Я так часто попадал в свои личные штормы. Когда страшно, плохо, невыносимо тяжело. Когда кажется, что вот-тот самый последний вал накроет и не будет больше ничего. И в эти моменты, подобно тому новгородскому купцу, я вздымал руки и в отчаянии шептал: «Господи, помоги, и я обещаю…». Обещаю измениться, стать лучше, сделать что-то важное. А потом… потом шторм стихал. Жизнь налаживалась. Берег оказывался близко. И я благополучно забывал о своих обещаниях. До следующего шторма.

И я понял. Я нашел тот самый Причал.

Это не камень у воды. Это не точка на карте путеводителя. Причал апостола Петра — это и есть та самая церковь. Та самая вера, которую, как корабль, принес сюда некогда апостол на своем легендарном судне.
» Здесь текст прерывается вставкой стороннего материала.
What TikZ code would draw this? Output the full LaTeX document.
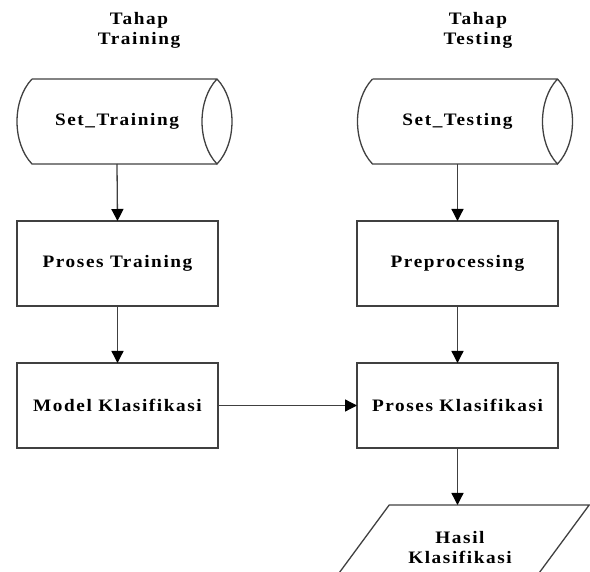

И которую вслед за ним принесли люди, как тот купец, выполнивший свой обет.

Тот самый камень-причал оказывается нерушимой точкой опоры в бурном море жизни. Это и есть Вера — твердая, как скала, неизменная, как евангельские заповеди. Место, где душа может пристать, переждать непогоду, дать обет и обрести надежду.

Сам того не ведая, я нашел его. Стоял рядом с ним, трогал его почерневшие бревна, чувствовал его многовековое молчаливое присутствие. Апостол Петр своим путешествием, реальным или метафорическим, указал на то, что свет может быть повсюду — даже на краю земли. А люди — купец, зодчие, поморы — воплотили его в дереве. Чтобы он был виден всем сходящим с кораблей в этих суровых водах.

Я уезжал из Вирмы другим человеком. Я не нашел древний артефакт. Я нашел нечто большее — понимание. Понимание того, что самые важные причалы находятся не на карте, а внутри нас. И что данные в шторм обещания — это и есть тот компас, что ведет нас к заветной, тихой гавани.